WASHINGTON – Students are getting a new weapon to fight back against bullies: their cellphones.

A leading education technology company Wednesday announced it will give schools a free and confidential way for students to tell school officials via text that they are being bullied or are witnessing bullying. Blackboard’s TipTxt program could change the school climate — or reveal just how pervasive student-on-student harassment has become.

“Kids have cellphones. They have mobile devices,” said Blackboard chief executive officer Jay Bhatt, whose 9-year-old daughter is already sending digital messages to her friends. “They’re constantly interacting with their mobile devices.”

Blackboard, which provides products to more than half of the nation’s schools, will offer the service for free starting immediately. Texts sent through the confidential program will be routed to school officials, who then will determine how to investigate.

“Things always came (by) word of mouth or in the line coming back from the playground. That whisper down the lane has always occurred,” said Thomas Murray, a former principal who now is director of technology and cyber education at Quakertown Community School District in suburban Allentown, Pa. “We want students to do what’s right. This is another avenue we can tap into.”

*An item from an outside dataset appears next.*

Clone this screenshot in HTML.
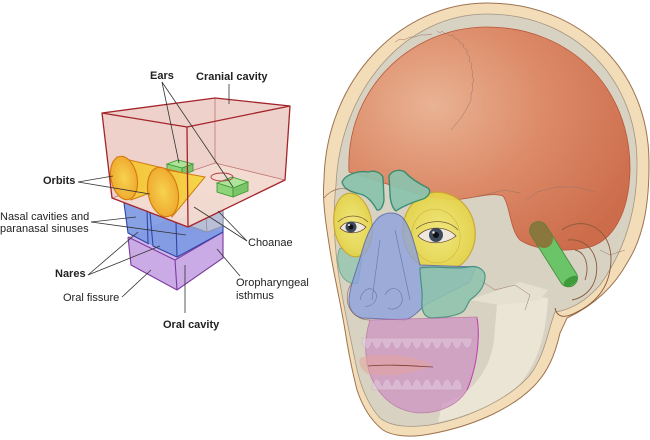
<!DOCTYPE html>
<html><head><meta charset="utf-8"><style>
html,body{margin:0;padding:0;background:#fff;}
svg{display:block;}
text{font-family:"Liberation Sans",Arial,sans-serif;font-size:11px;fill:#222;}
.b{font-weight:bold;}
</style></head><body>
<svg width="650" height="440" viewBox="0 0 650 440" xmlns="http://www.w3.org/2000/svg">
<defs>
<radialGradient id="og" cx="0.3" cy="0.35" r="0.8">
<stop offset="0" stop-color="#e9b393"/><stop offset="0.5" stop-color="#dc8a68"/><stop offset="1" stop-color="#cc6c4b"/>
</radialGradient>
<linearGradient id="cone" x1="0" y1="0" x2="1" y2="0">
<stop offset="0" stop-color="#f3c23a"/><stop offset="1" stop-color="#f5d84a"/>
</linearGradient>
<radialGradient id="base" cx="0.5" cy="0.5" r="0.6">
<stop offset="0" stop-color="#f7d250"/><stop offset="1" stop-color="#eea42a"/>
</radialGradient>
<radialGradient id="yo" cx="0.5" cy="0.5" r="0.6">
<stop offset="0" stop-color="#f2ea78"/><stop offset="1" stop-color="#e3cf3c"/>
</radialGradient>
</defs>

<!-- ============ LEFT DIAGRAM ============ -->
<polygon points="128,237 175,216 223,232 223,258 177,290 131,265" fill="#c5a2e2" opacity="0.9"/>
<polygon points="128,237 175,260 223,232" fill="#d6bdf0" opacity="0.7"/>
<g stroke="#7b3aa0" stroke-width="1.1" fill="none">
<polyline points="128,237 131,265 177,290 223,258 223,232"/>
<line x1="128" y1="237" x2="175" y2="260"/>
<line x1="175" y1="260" x2="223" y2="232"/>
<line x1="175" y1="260" x2="177" y2="290"/>
</g>
<polygon points="124,203 147,208 150,212 177,220 223,200 223,232 177,257 153,246 149,244 128,233" fill="#7d99e2" opacity="0.92"/>
<g stroke="#2f45a8" stroke-width="1.1" fill="none">
<polyline points="124,203 128,233 149,244"/>
<line x1="147" y1="209" x2="148" y2="243"/>
<polyline points="150,212 153,246 177,257 223,232 223,200"/>
<line x1="176" y1="222" x2="177" y2="257"/>
</g>
<polygon points="190,198 205,192 223,197 223,226 207,232 190,226" fill="#c9c9d2" opacity="0.75"/>
<g stroke="#8e8e9c" stroke-width="0.8" fill="none">
<polyline points="190,198 205,203 223,197"/><line x1="205" y1="203" x2="207" y2="232"/>
<polyline points="190,198 190,226 207,232 223,226 223,197"/>
</g>
<polygon points="102,113 215,98 290,106 285,180 188,227 112,198" fill="#ecc7bf" opacity="0.82"/>
<polygon points="112,198 215,163 285,180 188,227" fill="#f4ddd3" opacity="0.8"/>
<g stroke="#c27575" stroke-width="0.8" fill="none">
<line x1="215" y1="98" x2="215" y2="163"/>
<line x1="215" y1="163" x2="112" y2="198"/>
<line x1="215" y1="163" x2="285" y2="180"/>
</g>
<g stroke="#3f9a35" stroke-width="0.9">
<polygon points="167,164 178,160 193,164 182,168" fill="#aee39a"/>
<polygon points="167,164 182,168 182,175 167,171" fill="#8fd47a"/>
<polygon points="182,168 193,164 193,171 182,175" fill="#7cc468"/>
<polygon points="217,183 232,177 248,182 233,188" fill="#aee39a"/>
<polygon points="217,183 233,188 233,197 217,192" fill="#8fd47a"/>
<polygon points="233,188 248,182 248,191 233,197" fill="#7cc468"/>
</g>
<ellipse cx="222" cy="177" rx="11" ry="4" fill="none" stroke="#b83a3a" stroke-width="0.9"/>
<polygon points="117,157 196,176 131,200" fill="url(#cone)" stroke="#d27a12" stroke-width="1"/>
<ellipse cx="124" cy="178" rx="13" ry="22" transform="rotate(-12 124 178)" fill="url(#base)" stroke="#d27a12" stroke-width="1.1"/>
<polygon points="156,168 205,177 172,217" fill="url(#cone)" stroke="#d27a12" stroke-width="1"/>
<ellipse cx="163" cy="192" rx="15" ry="25" transform="rotate(-12 163 192)" fill="url(#base)" stroke="#d27a12" stroke-width="1.1"/>
<g stroke="#a3242a" stroke-width="1.3" fill="none" stroke-linejoin="round">
<polygon points="102,113 215,98 290,106 187,127"/>
<polyline points="102,113 112,198 188,227 285,180 290,106"/>
<line x1="187" y1="127" x2="188" y2="227"/>
</g>
<g stroke="#333" stroke-width="0.8" fill="none">
<line x1="162" y1="82" x2="179" y2="163"/>
<line x1="162" y1="82" x2="233" y2="187"/>
<line x1="229" y1="84" x2="229" y2="104"/>
<line x1="78" y1="182" x2="113" y2="176"/>
<line x1="78" y1="182" x2="150" y2="194"/>
<line x1="91" y1="222" x2="136" y2="217"/>
<line x1="91" y1="222" x2="186" y2="235"/>
<line x1="247" y1="241" x2="194" y2="207"/>
<line x1="247" y1="241" x2="218" y2="211"/>
<line x1="88" y1="275" x2="138" y2="232"/>
<line x1="88" y1="275" x2="160" y2="246"/>
<line x1="122" y1="297" x2="151" y2="270"/>
<line x1="185" y1="313" x2="185" y2="265"/>
<line x1="240" y1="276" x2="217" y2="249"/>
</g>
<text class="b" x="150" y="79">Ears</text>
<text class="b" x="196" y="80">Cranial cavity</text>
<text class="b" x="43" y="184">Orbits</text>
<text x="0" y="220">Nasal cavities and</text>
<text x="0" y="232">paranasal sinuses</text>
<text class="b" x="55" y="277">Nares</text>
<text x="63" y="301">Oral fissure</text>
<text class="b" x="163" y="328">Oral cavity</text>
<text x="248" y="246">Choanae</text>
<text x="236" y="286">Oropharyngeal</text>
<text x="236" y="299">isthmus</text>

<!-- ============ SKULL ============ -->
<path d="M487,3 C580,3 650,70 649,165 C649,200 645,235 627,263 C615,285 595,305 567,318 L560,333 C555,355 548,372 533,387 C515,405 480,425 430,434 C410,438 392,436 383,430 C370,420 362,405 357,390 C352,370 348,350 345,330 C340,300 333,270 330,250 C326,225 322,200 324,180 C326,80 400,3 487,3 Z" fill="#f3ddb8" stroke="#9d7350" stroke-width="1"/>
<path d="M487,14 C575,14 638,80 637,165 C637,210 625,250 600,285 C585,302 570,310 555,312 C548,330 545,355 530,375 C510,398 470,418 430,425 C408,428 390,426 380,418 C368,405 360,385 356,365 C350,335 342,300 338,270 C334,240 333,210 336,185 C340,90 405,14 487,14 Z" fill="#d8d2c3" stroke="#a39580" stroke-width="0.8"/>
<path d="M498,292 L548,298 C546,335 538,362 520,384 C500,402 470,416 438,422 L442,404 C470,396 490,372 494,340 Z" fill="#ebe5d6"/>
<path d="M470,300 L520,282 L548,290 L540,300 L500,305 Z" fill="#e6e0d0"/>
<path d="M349,172 C345,90 410,27 487,27 C570,27 631,88 630,170 C629,215 612,240 590,247 C565,253 535,250 520,240 C510,230 510,205 503,196 C490,192 475,198 455,200 C425,198 395,186 349,172 Z" fill="url(#og)" stroke="#b8573a" stroke-width="0.8"/>
<g stroke="#9a7464" stroke-width="0.5" fill="none">
<path d="M437,31 l3,2 l2,-2 l3,3 l2,-1 l3,3 l3,-1 l2,4 l3,0 l2,4 l3,1 l1,4 l3,2 l0,4 l3,3 l-1,4 l3,3 l-1,4 l2,4 l-1,4 l2,4 l-2,4 l1,5 l-2,5 l0,6 l-4,8 l-6,10 l-10,12"/>
<path d="M395,42 l5,-3 l4,1 l6,-3 l5,0 l5,-2 l6,0 l6,-1"/>
<path d="M470,198 L505,190 L520,193"/>
<path d="M527,200 l10,-8 l20,-5 l20,0 l18,5"/>
<path d="M600,250 l10,5 l15,-5"/>
<path d="M480,280 l15,10 l20,-5 l15,10 l-5,15"/>
</g>
<path d="M340,248 C348,250 358,252 362,258 L358,283 C350,285 343,280 340,272 C337,262 337,254 340,248 Z" fill="#9cc7b2" stroke="#5aa088" stroke-width="0.8" opacity="0.9"/>
<ellipse cx="353" cy="225" rx="19" ry="32" transform="rotate(-8 353 225)" fill="url(#yo)" stroke="#c9a52c" stroke-width="1.1" opacity="0.92"/>
<ellipse cx="439" cy="232" rx="36" ry="40" transform="rotate(-12 439 232)" fill="url(#yo)" stroke="#c9a52c" stroke-width="1.2" opacity="0.92"/>
<ellipse cx="436" cy="236" rx="24" ry="27" transform="rotate(-12 436 236)" fill="none" stroke="#d0b63a" stroke-width="0.6"/>
<path d="M338,222 C346,214 360,214 368,222" fill="none" stroke="#7a5a3a" stroke-width="0.7"/>
<path d="M340,228 C345,220 358,220 366,227 C360,234 347,235 340,228 Z" fill="#efe8dc" stroke="#6b4a30" stroke-width="0.8"/>
<circle cx="351" cy="227" r="5.5" fill="#3c4a5c"/><circle cx="351" cy="227" r="2.5" fill="#111"/><circle cx="349" cy="225" r="1" fill="#fff"/>
<path d="M416,229 C428,219 448,219 458,230" fill="none" stroke="#7a5a3a" stroke-width="0.7"/>
<path d="M418,236 C426,226 446,225 456,236 C446,244 428,246 418,236 Z" fill="#efe8dc" stroke="#6b4a30" stroke-width="0.8"/>
<circle cx="436" cy="235" r="7" fill="#3c4a5c"/><circle cx="436" cy="235" r="3" fill="#111"/><circle cx="433.5" cy="232.5" r="1.2" fill="#fff"/>
<path d="M342,182 C345,175 358,170 368,172 C374,170 380,172 383,177 L384,200 C383,207 380,211 377,210 C373,203 368,196 360,194 C352,192 344,190 342,182 Z" fill="#8cc3ad" stroke="#2f8a6e" stroke-width="1.4" opacity="0.92"/>
<path d="M389,176 C392,170 400,169 405,172 C410,178 418,183 428,188 C432,192 428,198 420,200 C410,203 400,208 396,211 C392,208 390,200 390,193 Z" fill="#8cc3ad" stroke="#2f8a6e" stroke-width="1.4" opacity="0.92"/>
<path d="M378,218 C385,212 395,211 402,217 C410,225 415,245 420,265 L476,267 L470,282 L425,305 C418,312 412,318 405,320 L362,318 C354,316 349,310 349,300 C350,285 356,272 360,258 C365,240 370,226 378,218 Z" fill="#8ea2dc" stroke="#5062ac" stroke-width="1" opacity="0.8"/>
<g stroke="#5a67a0" stroke-width="0.6" fill="none" opacity="0.8">
<path d="M360,300 C362,290 370,285 375,292 C380,298 372,308 365,306"/>
<path d="M385,295 C390,285 400,287 402,297 C404,305 395,312 388,308"/>
<path d="M380,240 L372,300"/><path d="M395,230 L410,300"/>
</g>
<path d="M420,268 C435,265 455,270 468,267 C478,265 486,270 485,278 C484,288 478,294 470,300 C466,306 466,312 458,314 C448,318 440,317 432,318 C424,318 421,310 422,300 C423,290 420,280 420,268 Z" fill="#8fc4ae" stroke="#3a9078" stroke-width="1.2" opacity="0.88"/>
<path d="M370,320 L477,317 C480,335 478,365 467,390 C458,405 440,413 420,413 C400,412 385,402 375,385 C366,370 362,345 370,320 Z" fill="#cf92c4" stroke="#b0609e" stroke-width="0.8" opacity="0.72"/>
<path d="M477,318 C480,335 478,365 467,390" fill="none" stroke="#c040b0" stroke-width="1"/>
<g fill="#e6d2e6" stroke="#a77a9a" stroke-width="0.4" opacity="0.45">
<path d="M362,342 q5,14 10,0 q5,14 10,0 q5,14 10,0 q5,14 10,0 q5,14 10,0 q5,14 10,0 q5,14 10,0 q5,14 10,0 q5,14 10,0 q5,14 10,0 q5,12 10,0 L472,338 L362,338 Z"/>
<path d="M372,386 q5,-14 10,0 q5,-14 10,0 q5,-14 10,0 q5,-14 10,0 q5,-14 10,0 q5,-14 10,0 q5,-14 10,0 q5,-14 10,0 q5,-14 10,0 L462,390 L372,390 Z"/>
</g>
<path d="M360,358 C380,352 410,355 432,364 C420,372 395,378 368,374 C360,370 358,362 360,358 Z" fill="#e3a49a" opacity="0.55"/>
<path d="M368,366 C390,364 412,366 433,367" fill="none" stroke="#7a3a30" stroke-width="0.8"/>
<g stroke="#8a5a3a" stroke-width="0.7" fill="none" opacity="0.8">
<path d="M324,198 C332,188 345,186 352,192"/>
<path d="M352,283 C345,292 346,306 353,313 C358,318 364,320 370,320"/>
</g>
<g transform="translate(537,228) rotate(57.7)">
<rect x="-6" y="-9" width="74" height="18" rx="9" fill="#6cc468" stroke="#3d8a35" stroke-width="0.8"/>
<rect x="-6" y="-9" width="28" height="18" rx="9" fill="#8e6a34" opacity="0.85"/>
<ellipse cx="63" cy="0" rx="4" ry="8" fill="#3f9a3a"/>
</g>
<g stroke="#8a5a3a" stroke-width="0.9" fill="none">
<path d="M562,230 C580,216 610,225 611,258 C611,285 598,302 575,313 C565,318 557,318 555,308"/>
<path d="M568,240 C588,238 600,256 596,276 C593,291 582,298 572,300"/>
<path d="M575,250 C585,252 590,265 585,280"/>
</g>
</svg>
</body></html>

The company has tested the system in a handful of schools. Given the company’s reach — 31,000 school districts already use Blackboard products to allow administrators to keep track of student records — it could be an easy sell. Schools use Blackboard services to let students know when classes are canceled because of weather.

Bullying takes many forms, from face-to-face confrontation to online harassment. Schools have tried to combat such practices, but it’s a challenge for educators who cannot be everywhere or face more tangible problems, such as truancy or fistfights.

“It’s a huge problem, it’s got big consequences,” Bhatt said in an interview. “One in three young people have experienced bullying.”